Matrix Factorization (MF) methods have been applied to a variety of applications, such as recommender systems and multilabel learning. In several applications of interest, there is additional information available in the form of pairwise relationships between variables, such as a social network or product co-purchasing information. We develop a scalable, conjugate gradient based method for Graph Structured matrix factorization problems, and show that such methods can be cast as a weighted atomic norm regularized program. We then turn to applications in high dimensional time series forecasting, and show that such problems can be cast in the aforementioned framework.

This is joint (and ongoing) work with Hsiang-Fu Yu and Inderjit Dhillon

Applications of randomized sketching to subsampling, robust regression and linear algebra

Stephen Becker
University of Colorado at Boulder

The fast Johnson-Lindenstrauss transform has triggered a large amount of research into fast randomized transforms that reduce data dimensionality while approximately preserving geometry. We discuss uses of these fast transforms in three situations. In the first, we use the transform to precondition a data matrix before subsampling, and show how for huge data sets, this leads to great acceleration in algorithms such as PCA and K-means clustering. The second situation reconsiders the common problem of sketching for regression. We argue that it is more natural to switch to a robust model, and we further introduce a "partially sketched" variant. Finally, we present recent empirical work on using sketching to reduce the need for pivoting in the QR and LU decompositions.

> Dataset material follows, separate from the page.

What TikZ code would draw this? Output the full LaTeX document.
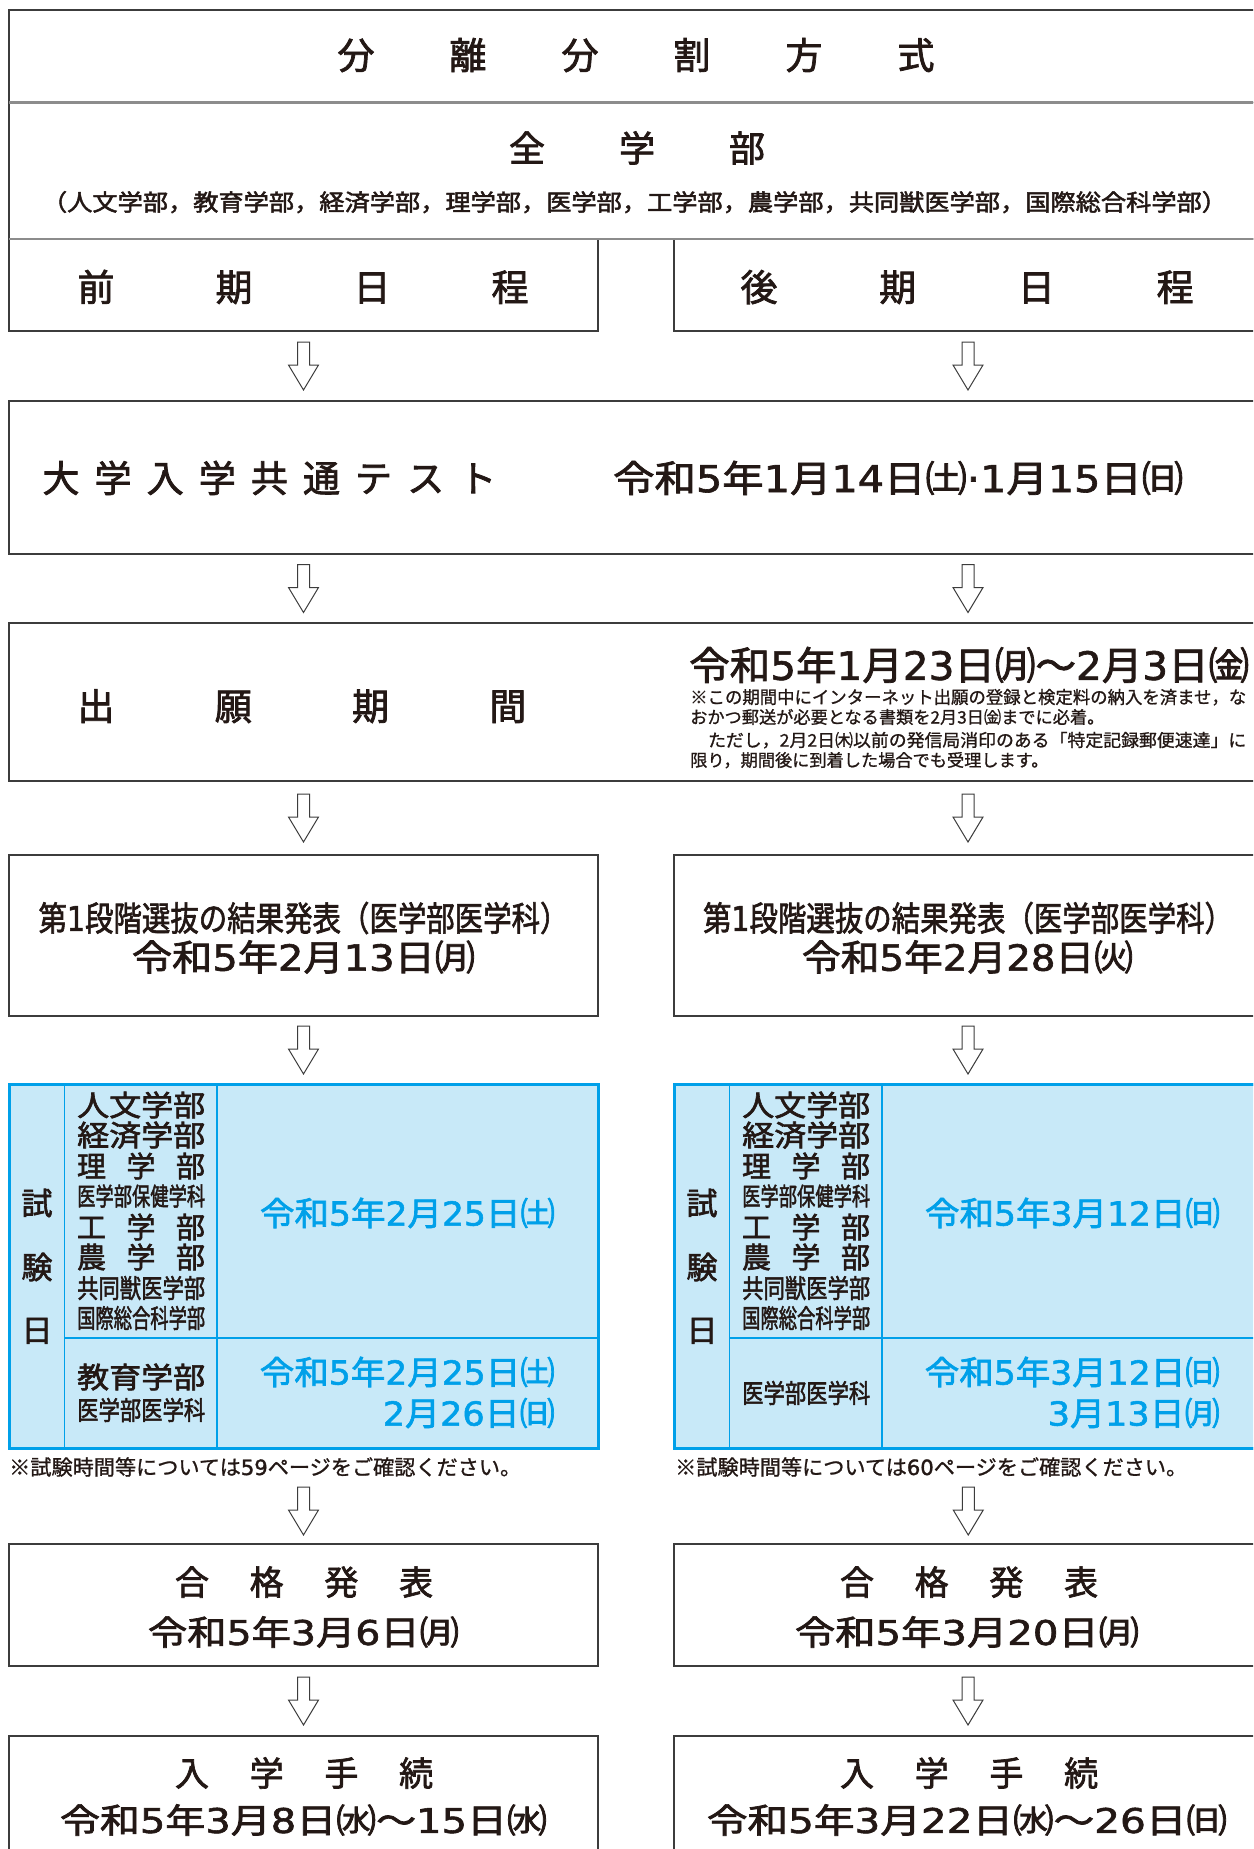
\documentclass[tikz,border=0pt]{standalone}
\usepackage{fontspec}
\setmainfont{Noto Sans CJK JP}[FakeBold=2.0]
\newfontfamily\dgfont{DejaVu Sans}[FakeBold=1.6]
\newfontfamily\notefont{Noto Sans CJK JP}[FakeBold=1.0]
\usepackage{graphicx}
\usetikzlibrary{calc}
\definecolor{ink}{HTML}{231815}
\definecolor{lineC}{HTML}{3C3C3C}
\definecolor{sepC}{HTML}{8C8C8C}
\definecolor{cyanB}{HTML}{00A0E9}
\definecolor{cyanF}{HTML}{C8E9F8}
\newcounter{nd}
\newcommand\dg[1]{{\dgfont #1}}
% \tx{anchor}{x}{ycenter}{size}{width}{text}
\newcommand\tx[6]{\stepcounter{nd}%
  \node[anchor=#1, inner sep=0pt, text=ink, font=\fontsize{#4}{#4}\selectfont, name=t\arabic{nd}] at ({#2},{#3+0.38*#4}) {\resizebox{#5pt}{\height}{#6}};}
% \tl{anchor}{x}{ycenter}{size}{text}
\newcommand\tl[5]{\stepcounter{nd}%
  \node[anchor=#1, inner sep=0pt, text=ink, font=\fontsize{#4}{#4}\selectfont, name=t\arabic{nd}] at ({#2},{#3+0.38*#4}) {#5};}
% \ch{x}{ycenter}{size}{char}
\newcommand\ch[4]{\tl{base}{#1}{#2}{#3}{#4}}
% \bx{name}{x1}{y1}{x2}{y2}
\newcommand\bx[5]{\node[box, minimum width={#4-#2}, minimum height={#5-#3}] (#1) at ({(#2+#4)/2},{(#3+#5)/2}) {};}
\tikzset{
  box/.style={draw=lineC, line width=1.6pt, inner sep=0pt, outer sep=0pt},
  tbl/.style={draw=cyanB, fill=cyanF, line width=3pt, inner sep=0pt, outer sep=0pt},
  blockarrow/.pic={\draw[lineC, line width=1pt, fill=white] (-6,-24) -- (-6,-1) -- (-15,-1) -- (0,24) -- (15,-1) -- (6,-1) -- (6,-24) -- cycle;}
}
\begin{document}
\begin{tikzpicture}[x=1pt,y=-1pt]
\useasboundingbox (0,0) rectangle (1253,1849);
\clip (0,0) rectangle (1253,1849);
\fill[white] (0,0) rectangle (1253,1849);
% ---------- boxes ----------
\bx{title}{9}{10}{1262}{102.5}
\bx{allfac}{9}{102.5}{1262}{239}
\bx{zenki}{9}{239}{598}{331}
\bx{kouki}{674}{239}{1262}{331}
\draw[sepC, line width=2.6pt] (title.south west) -- (title.south east);
\draw[sepC, line width=2.6pt] (allfac.south west) -- (allfac.south east);
\bx{kyotsu}{9}{401}{1262}{554}
\bx{shutsugan}{9}{623}{1262}{781}
\bx{dai1L}{9}{855}{598}{1016}
\bx{dai1R}{674}{855}{1262}{1016}
\bx{goukakuL}{9}{1544}{598}{1666}
\bx{goukakuR}{674}{1544}{1262}{1666}
\bx{tetsuzukiL}{9}{1736}{598}{1870}
\bx{tetsuzukiR}{674}{1736}{1262}{1870}
% ---------- exam tables ----------
\node[tbl, minimum width=589, minimum height=364] (tblL) at (303.5,1266) {};
\node[tbl, minimum width=589, minimum height=364] (tblR) at (968.5,1266) {};
\foreach \o in {0,665}{
  \draw[cyanB, line width=1.6pt] (64.5+\o,1085.5) -- (64.5+\o,1446.5);
  \draw[cyanB, line width=1.6pt] (217+\o,1085.5) -- (217+\o,1446.5);
  \draw[cyanB, line width=1.6pt] (64.5+\o,1338) -- (596.5+\o,1338);
}
\draw[cyanB, line width=3pt] (tblL.north west) rectangle (tblL.south east);
\draw[cyanB, line width=3pt] (tblR.north west) rectangle (tblR.south east);
% ---------- arrows ----------
\foreach \a/\b in {zenki/kyotsu, shutsugan/dai1L, dai1L/tblL, goukakuL/tetsuzukiL}{
  \pic at ($(\a.south -| zenki.south)!0.5!(\b.north -| zenki.south)$) {blockarrow};
  \pic at ($(\a.south -| kouki.south)!0.5!(\b.north -| kouki.south)$) {blockarrow};
}
\pic at ($(kyotsu.south -| zenki.south)!0.5!(shutsugan.north -| zenki.south)$) {blockarrow};
\pic at ($(kyotsu.south -| kouki.south)!0.5!(shutsugan.north -| kouki.south)$) {blockarrow};
\pic at ($(tblL.south)!0.5!(goukakuL.north)+(0,15)$) {blockarrow};
\pic at ($(tblR.south)!0.5!(goukakuR.north)+(0,15)$) {blockarrow};
% ---------- texts ----------
\foreach \c [count=\i from 0] in {分,離,分,割,方,式} {\ch{356+112*\i}{55}{37}{\c}}
\foreach \c [count=\i from 0] in {全,学,部} {\ch{527+110*\i}{148}{36}{\c}}
\tx{base}{634.5}{202}{23}{1185}{（人文学部，教育学部，経済学部，理学部，医学部，工学部，農学部，共同獣医学部，国際総合科学部）}
\foreach \c [count=\i from 0] in {前,期,日,程} {\ch{96+138*\i}{287}{37}{\c}}
\foreach \c [count=\i from 0] in {後,期,日,程} {\ch{759+138.7*\i}{287}{37}{\c}}
\foreach \c [count=\i from 0] in {大,学,入,学,共,通,テ,ス,ト} {\ch{61+52.1*\i}{478}{37}{\c}}
\tx{base west}{613}{478}{37}{570}{令和\dg{5}年\dg{1}月\dg{14}日㈯\dg{·1}月\dg{15}日㈰}
\foreach \c [count=\i from 0] in {出,願,期,間} {\ch{96+137.3*\i}{706}{37}{\c}}
\tx{base west}{689}{665}{39}{560}{令和\dg{5}年\dg{1}月\dg{23}日㈪〜\dg{2}月\dg{3}日㈮}
\tx{base west}{690}{697}{17.5}{556}{\notefont ※この期間中にインターネット出願の登録と検定料の納入を済ませ，な}
\tl{base west}{690}{717}{17.2}{\notefont おかつ郵送が必要となる書類を2月3日㈮までに必着。}
\tx{base west}{690}{740}{17.5}{556}{\notefont 　ただし，2月2日㈭以前の発信局消印のある「特定記録郵便速達」に}
\tl{base west}{690}{760}{17.2}{\notefont 限り，期間後に到着した場合でも受理します。}
% first stage
\tx{base}{303.5}{918}{34}{530}{第\dg{1}段階選抜の結果発表（医学部医学科）}
\tx{base}{303.5}{957}{36}{343}{令和\dg{5}年\dg{2}月\dg{13}日㈪}
\tx{base}{968}{918}{34}{530}{第\dg{1}段階選抜の結果発表（医学部医学科）}
\tx{base}{967.5}{957}{36}{331}{令和\dg{5}年\dg{2}月\dg{28}日㈫}
% tables: department lists
\foreach \o in {0,665}{
  \ch{37+\o}{1203}{31}{試}
  \ch{37+\o}{1267}{31}{験}
  \ch{37+\o}{1330}{31}{日}
  \tx{base west}{77+\o}{1105}{29}{128}{人文学部}
  \tx{base west}{77+\o}{1135}{29}{128}{経済学部}
  \ch{91.5+\o}{1166}{29}{理}\ch{141+\o}{1166}{29}{学}\ch{190.5+\o}{1166}{29}{部}
  \tx{base west}{77+\o}{1196}{25}{128}{医学部保健学科}
  \ch{91.5+\o}{1227}{29}{工}\ch{141+\o}{1227}{29}{学}\ch{190.5+\o}{1227}{29}{部}
  \ch{91.5+\o}{1257}{29}{農}\ch{141+\o}{1257}{29}{学}\ch{190.5+\o}{1257}{29}{部}
  \tx{base west}{77+\o}{1288}{26}{128}{共同獣医学部}
  \tx{base west}{77+\o}{1318}{26}{128}{国際総合科学部}
}
\tx{base west}{77}{1377}{29}{128}{教育学部}
\tx{base west}{77}{1410}{26}{128}{医学部医学科}
\tx{base west}{742}{1393}{26}{128}{医学部医学科}
% tables: dates
\tx{base}{407.5}{1213}{33}{295}{\color{cyanB}令和\dg{5}年\dg{2}月\dg{25}日㈯}
\tx{base east}{555}{1372}{33}{295}{\color{cyanB}令和\dg{5}年\dg{2}月\dg{25}日㈯}
\tx{base east}{555}{1413}{33}{172}{\color{cyanB}\dg{2}月\dg{26}日㈰}
\tx{base}{1072.5}{1213}{33}{295}{\color{cyanB}令和\dg{5}年\dg{3}月\dg{12}日㈰}
\tx{base east}{1220}{1372}{33}{295}{\color{cyanB}令和\dg{5}年\dg{3}月\dg{12}日㈰}
\tx{base east}{1220}{1413}{33}{172}{\color{cyanB}\dg{3}月\dg{13}日㈪}
\tx{base west}{9}{1467}{21}{512}{\notefont ※試験時間等については\dg{59}ページをご確認ください。}
\tx{base west}{675}{1467}{21}{512}{\notefont ※試験時間等については\dg{60}ページをご確認ください。}
% results and enrollment
\foreach \c [count=\i from 0] in {合,格,発,表} {\ch{192+74.7*\i}{1582}{34}{\c}\ch{857+74.7*\i}{1582}{34}{\c}}
\tx{base}{303.5}{1632}{34}{311}{令和\dg{5}年\dg{3}月\dg{6}日㈪}
\tx{base}{967}{1632}{34}{344}{令和\dg{5}年\dg{3}月\dg{20}日㈪}
\foreach \c [count=\i from 0] in {入,学,手,続} {\ch{192+74.7*\i}{1773}{34}{\c}\ch{857+74.7*\i}{1773}{34}{\c}}
\tx{base}{303.5}{1820}{34}{487}{令和\dg{5}年\dg{3}月\dg{8}日㈬〜\dg{15}日㈬}
\tx{base}{967}{1820}{34}{520}{令和\dg{5}年\dg{3}月\dg{22}日㈬〜\dg{26}日㈰}
\end{tikzpicture}
\end{document}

This work is joint with Farhad Pourkamali-Anaraki, Marek Petrik , Ban KawasKarthikeyan Ramamurthy, and Laura Grigori

What do super-resolution and time-series analysis have in common?

Armin Eftekhari
University of Texas, Austin

I will discuss two topics in model-based signal processing. The first part of the talk is focused on a fast two-phase algorithm for super-resolution with strong theoretical guarantees. Given the low-frequency part of the spectrum of a sequence of impulses, Phase I consists of a greedy algorithm that roughly estimates the impulse positions. These estimates are then refined with a local optimization in Phase II. The backbone of our approach is the fundamental work of Slepian et al. involving prolate functions and their unique properties which I will briefly cover.
In the context of nonlinear time-series analysis, delay-coordinate mapping is arguably the main tool of the trade, the efficacy of which has been long established by the celebrated Takens' embedding theorem, in the absence of noise. In the second part of this talk, we study the delay-coordinate mapping by extending Takens' result to account for measurement noise. In doing so, we answer a longstanding question in nonlinear time-series analysis.

This is joint work with Mike Wakin, Zhihui Zhu, and Paul Martin at Colorado School of Mines, as well as Han Lun Yap and Chris Rozell at Georgia Tech.